Among the OIG’s overall recommendations are that NIH:
• Work with an organization with expertise and knowledge in scientific data misuse.
• Strengthen its controls by developing a security framework, conducting a risk assessment, and implementing additional appropriate security controls designed to safeguard sensitive data.
• Develop and implement mechanisms to ensure data security policies keep current with emerging threats.
• Make security awareness training and security plans a requirement.
In written comments to the OIG, NIH concurred with auditors’ recommendations to develop a security framework, conduct a risk assessment and implement additional controls for sensitive data. The agency also agreed with OIG’s recommendations to ensure security policies keep current with emerging threats and to make training and security plans a requirement.

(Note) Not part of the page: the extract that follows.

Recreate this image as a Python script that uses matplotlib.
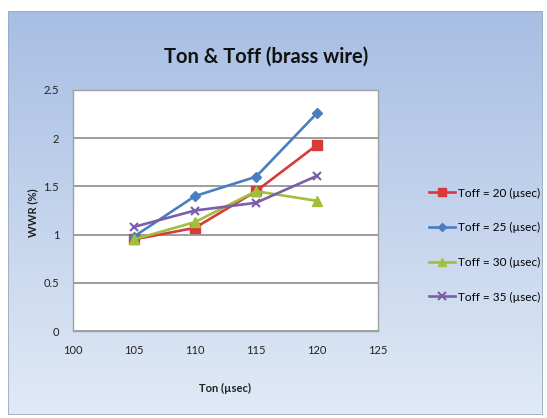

Nonetheless, NIH disagreed with the OIG’s call for additional controls to ensure training and security plan requirements have been fulfilled. In addition, the agency also informed auditors that it recently established a working group to address and mitigate risk to intellectual property, as well as to protect the integrity of the peer-review process.
“We maintain that our findings and recommendations are valid,” concluded OIG. “We recognize that NIH reported that it is already taking certain actions, such as the working group that was recently established, that may address our recommendations. We also provided NIH with other potential actions to address our findings and recommendations. If NIH determines that it does not need to strengthen its controls, it should document that determination consistent with applicable federal regulations and guidance.”